New Report Concludes No Evidence That Baby Boxes Are Safe or Effective in Reducing SIDS

Baby Box

A new report was released today in the Public Health Reports: SAGE Journals looking at the safety and efficacy of baby boxes.

Baby boxes are cardboard boxes that were first used in Finland for infants to sleep in during naps and at nighttime as part of an initiative to reduce the rate of Sudden Infant Death Syndrome (SIDS) and other sleep-related infant deaths.  In 2017, baby boxes began being distributed in the U.S. through hospitals to mothers in lower socio-economic communities including in Alabama, New Jersey, Ohio and Texas. 

There is much debate and confusion around the use of baby boxes by families and health care providers. First Candle, along with many safe-sleep advocates, has remained concerned about the safety of these boxes and we are encouraged that this report carefully lays out the potential risks and the difference with the Finland program.    

As the report states, the distribution of baby boxes in Finland, which began in the 1930’s, was part of a health initiative focused on reducing rates of SIDS by increasing the number of women seeking prenatal care.  Receiving a baby box required a specified number of prenatal visits in order to receive a baby box.  This was followed by home visits once the baby was born.  A spokesperson for the Social Insurance Institution of Finland, Kela explained that the initiative aimed to increase prenatal care and included antipoverty actions which drove improvements in infant’s outcomes.  In other words, the baby box was not the solution, rather an incentive.

The report goes on to address each safety concern with the baby box:

New born baby in cardboard baby box.
Photo credit to WBUR

They’re not subject to standard safety certification by the Consumer Product Safety Commission.

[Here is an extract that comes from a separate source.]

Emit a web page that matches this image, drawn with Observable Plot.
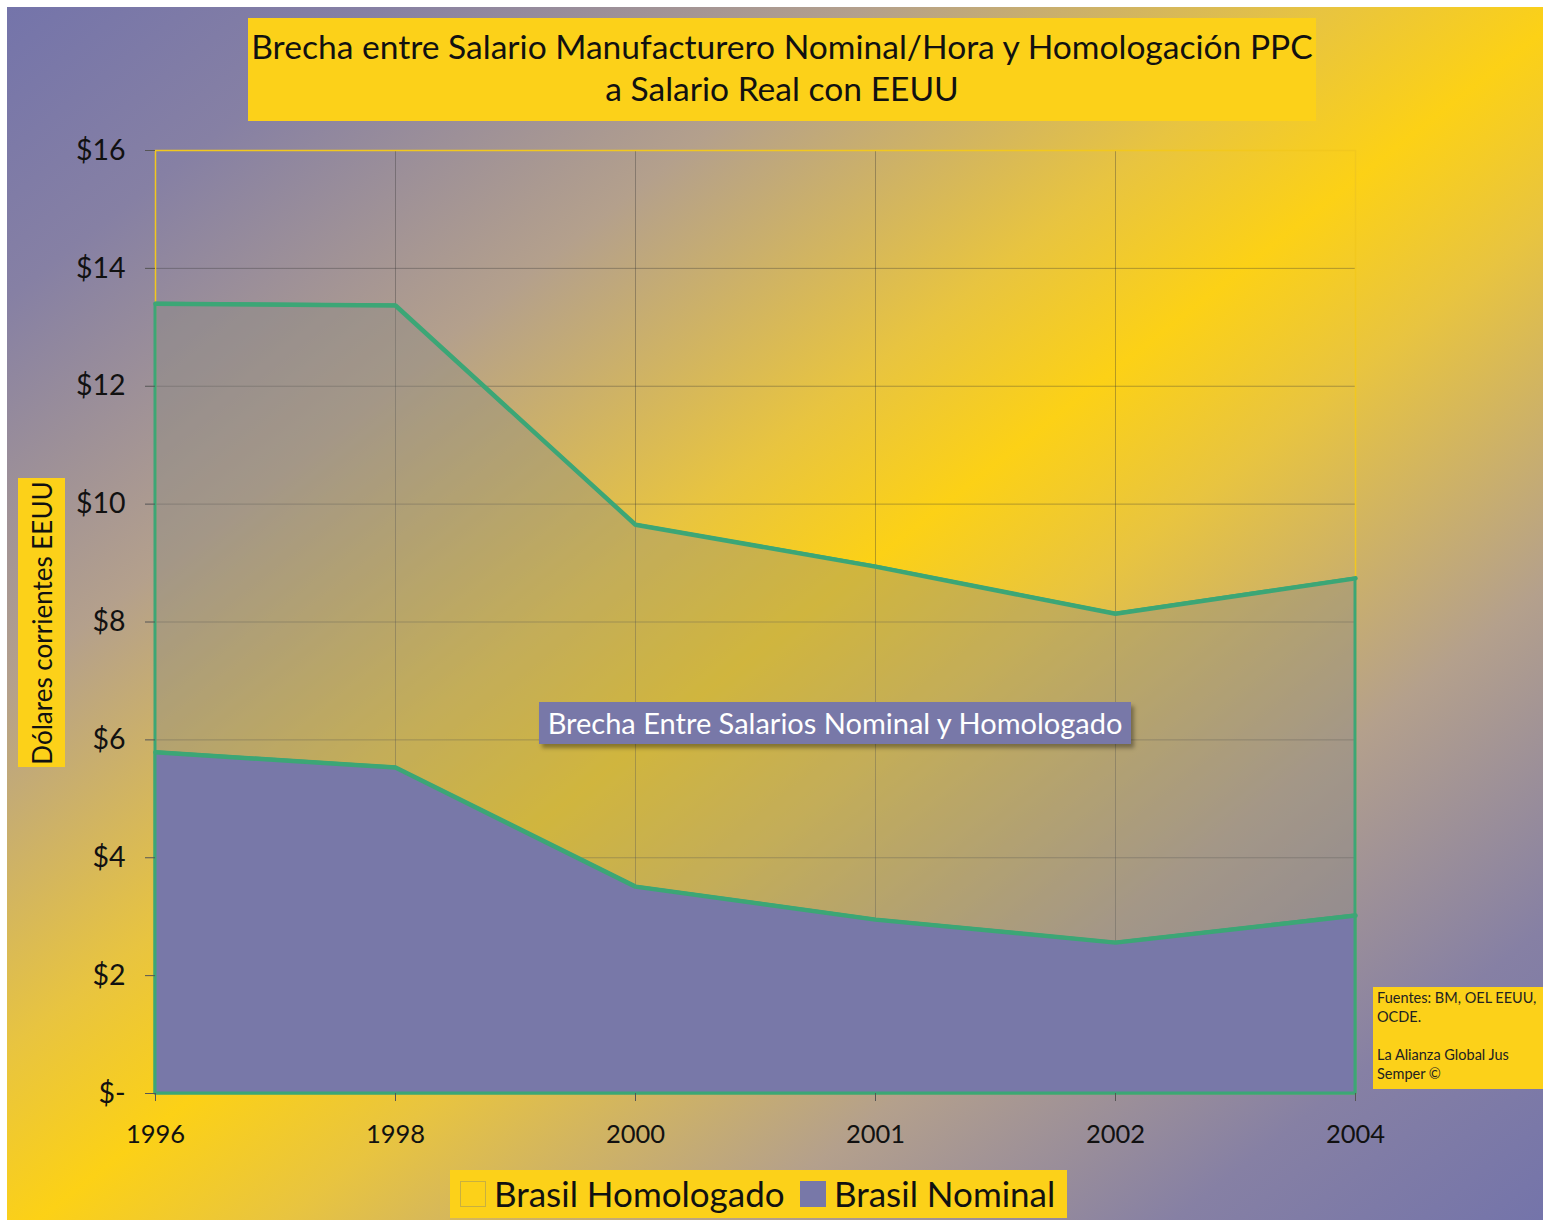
<!DOCTYPE html>
<html>
<head>
<meta charset="utf-8">
<script src="https://cdn.jsdelivr.net/npm/d3@7"></script>
<script src="https://cdn.jsdelivr.net/npm/@observablehq/plot@0.6"></script>
<style>
  html, body { margin: 0; padding: 0; background: #fff; }
  #page { position: relative; width: 1543px; height: 1220px; overflow: hidden; font-family: Lato, "Open Sans", sans-serif; }
  #bg { position: absolute; left: 7px; top: 7px; width: 1536px; height: 1213px;
        background: linear-gradient(to bottom right, #7474aa 0%, #8680a4 12%, #b4a08c 28%, #e8c440 43%, #fcd116 51%, #e8c440 59%, #b4a08c 74%, #8680a4 88%, #7474aa 100%); }
  #chart { position: absolute; left: 0; top: 0; }
  .box { position: absolute; background: #fcd119; color: #111; }
  #title { left: 248px; top: 18px; width: 1068px; height: 103px; text-align: center; font-size: 33.6px; line-height: 42px; padding-top: 7px; box-sizing: border-box; white-space: nowrap; }
  #ytitle { left: 18px; top: 478px; width: 47px; height: 289px; }
  #ytitle span { position: absolute; left: 50%; top: 50%; transform: translate(-50%,-50%) rotate(-90deg); white-space: nowrap; font-size: 26px; }
  #legend { left: 450px; top: 1170px; width: 617px; height: 48px; font-size: 35px; white-space: nowrap; }
  #legend .sw { position: absolute; top: 11px; width: 26px; height: 26px; }
  #legend .lb { position: absolute; top: 3px; line-height: 40px; }
  #note { position: absolute; left: 539px; top: 702px; width: 592px; height: 42px; background: #7878a8; color: #fff; font-size: 29px; line-height: 42px; text-align: center; white-space: nowrap; box-shadow: 3px 4px 4px rgba(0,0,0,0.35); }
  #source { left: 1373px; top: 987px; width: 170px; height: 102px; font-size: 14.5px; line-height: 19px; padding: 1px 4px; box-sizing: border-box; color: #222; }
</style>
</head>
<body>
<div id="page">
  <div id="bg"></div>
  <div id="chart"></div>
  <div id="title" class="box">Brecha entre Salario Manufacturero Nominal/Hora y Homologación PPC<br>a Salario Real con EEUU</div>
  <div id="ytitle" class="box"><span>Dólares corrientes EEUU</span></div>
  <div id="note">Brecha Entre Salarios Nominal y Homologado</div>
  <div id="source" class="box">Fuentes: BM, OEL EEUU, OCDE.<br><br>La Alianza Global Jus Semper ©</div>
  <div id="legend" class="box">
    <div class="sw" style="left:10px; background:#fcd119; border:1px solid #c8b040; box-sizing:border-box;"></div>
    <div class="lb" style="left:44px;">Brasil Homologado</div>
    <div class="sw" style="left:350px; background:#7878a8;"></div>
    <div class="lb" style="left:384px;">Brasil Nominal</div>
  </div>
</div>
<script>
const years = ["1996", "1998", "2000", "2001", "2002", "2004"];
const homologado = [13.40, 13.37, 9.65, 8.94, 8.14, 8.74];
const nominal = [5.79, 5.53, 3.51, 2.95, 2.56, 3.02];
const yTicks = [0, 2, 4, 6, 8, 10, 12, 14, 16];

const rowsH = years.map((y, i) => ({year: y, value: homologado[i]}));
const rowsN = years.map((y, i) => ({year: y, value: nominal[i]}));

const green = "#3ca676";

const chart = Plot.plot({
  width: 1543,
  height: 1220,
  marginLeft: 155,
  marginRight: 188,
  marginTop: 150,
  marginBottom: 127,
  style: {background: "transparent", fontFamily: "Lato, 'Open Sans', sans-serif", color: "#111"},
  x: {type: "point", domain: years, padding: 0, label: null},
  y: {domain: [0, 16], label: null},
  marks: [
    Plot.gridY(yTicks, {stroke: "#333", strokeOpacity: 0.35}),
    Plot.gridX(years, {stroke: "#333", strokeOpacity: 0.35}),
    Plot.frame({stroke: "#f2c81e", strokeWidth: 1.5}),
    Plot.areaY(rowsH, {x: "year", y: "value", fill: "#8a8a80", fillOpacity: 0.38, stroke: green, strokeWidth: 3}),
    Plot.areaY(rowsN, {x: "year", y: "value", fill: "#7878a8", stroke: green, strokeWidth: 3}),
    Plot.line(rowsH, {x: "year", y: "value", stroke: green, strokeWidth: 4.5}),
    Plot.line(rowsN, {x: "year", y: "value", stroke: green, strokeWidth: 4.5}),
    Plot.axisY(yTicks, {tickFormat: d => d === 0 ? "$-" : "$" + d, tickSize: 10, tickPadding: 20, fontSize: 28.5, stroke: "#555"}),
    Plot.axisX(years, {tickSize: 8, tickPadding: 23, fontSize: 25.5, stroke: "#555"})
  ]
});
document.getElementById("chart").appendChild(chart);
</script>
</body>
</html>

Baby boxes do not meet the definition of a bassinette or crib and therefore aren’t covered under standard U.S. Safety Certifications.  Part of the certification is reporting adverse events.  Because accidents or deaths related to use of the baby box would not be reported to the CPSC, it would be difficult for families to monitor the safety of them. 


The height of the sides of the most commonly distributed baby box is 10 inches.  This height and the impermeability of cardboard raises concerns about the quality of air they are breathing.  Rebreathing expired air can result in potentially higher concentrations of carbon dioxide in the baby box which can post an increased risk of sleep-related death.  Additionally, poor ventilation can lead to the baby overheating which increases the risk of suffocation.

Cardboard Integrity

No empirical studies have been conducted looking at the likelihood of the cardboard base remaining dry and sanitary. Babies spit up and have wet diapers frequently and there is a great concern as to whether the box will maintain its structural integrity.  Because one of the touted benefits of the box is its portability there is a high likelihood that a parent will bring the box into the bathroom while showering causing the humidity to compromise the structural integrity as well.  The ability for the box to remain in tact becomes a serious safety concern.


Where a parent places the box is another tremendous concern.  Placing the baby box on a dresser or table raises potential hazards, including the box tipping over or falling.  Placing it on the floor poses the risk of pets, sibling or objects falling onto the baby.

The report concludes that without solid empirical studies done on the safety and use of the baby box dissemination of it to help reduce the rates of sleep-related infant deaths is premature.  

As the authors note however, if these boxes are being distributed by health care providers there is an assumption by the parents that the product is safe.  Currently, however, no evidence supports the safety of the baby box, the likelihood that the baby box will positively affect parenting practices or the creation of safe sleep spaces. 

The report concludes that until these concerns are resolved through rigorous research and evaluation, decisions by US public health departments to distribute baby boxes may be premature and should be carefully considered.

As per the American Academy of Pediatrics, the safest place for a baby to sleep is alone, on his/her back on a firm, flat mattress with nothing else in the area including pillows, blankets, stuffed animals, loose clothing or fluffy bumpers.